As the investment community continues to trumpet the many potential advantages of exchange-traded funds – including lowers costs, tax efficiency, and transparency, one advantage that is often overlooked is the ability to place stop-loss or sell stop-limit orders on ETFs. Because ETFs trade intra-day on the exchanges like stocks, investors can utilize tools that aren’t available with mutual funds.
A stop-loss order is simply an order placed with a broker to sell a security when it crosses below a certain price threshold. For example, if an ETF share is purchased for $25.00 and a 10% stop-loss order is immediately placed on the share, the broker will execute the sale of the share at the market price when the ETF trades at $22.50 or lower. Note that a stop-loss order doesn’t guarantee the trade will be executed at $22.50, only that the sell order will be triggered.

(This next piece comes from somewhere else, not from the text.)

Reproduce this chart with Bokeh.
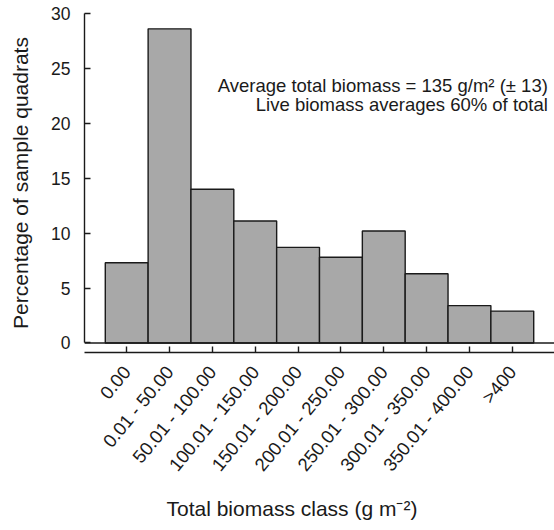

If the price of the security is deteriorating rapidly, the sale could actually be executed at a lower price.
A sell stop-limit order is similar, except that more precise control can be exercised over the sale price. If a stop is entered at $22.50 with a limit of $22.00, the sale will be triggered once the ETF trades at $22.50 or lower, but the trade will only be executed if the broker can sell at a price of $22.00 or better. This allows the investor to ensure they receive a certain price or better for the ETF if the sale order is triggered. It’s important to note that if the price of the ETF quickly gapped down below $22.00 before the sale could be executed, then the sell order would not be filled (versus a stop-loss order where the order would be filled regardless of the price once the ETF hit $22.50 or lower).
While these types of orders are not for everybody and wouldn’t come into play for traditional buy-and-hold investors, these can be useful tools for more active approaches – particularly in the type of market we’re currently operating in. After a run-up of nearly 50% in the S&P 500 and given the still uncertain economic environment, many experts are concerned that there could be a significant pullback. While no one knows for sure what will happen, ETF investors can utilize stop-loss and sell stop-limit orders to ensure they lock-in profits and limit severe drawdowns in the event there is a sharp market decline. In contrast, with mutual funds, sales can only be executed based on the net asset value of the shares of the fund at the end of each day and also require investors to continuously monitor market events. With ETFs, investors can tend to their busy work and family schedules or go on vacation and have confidence that downside protection is in place.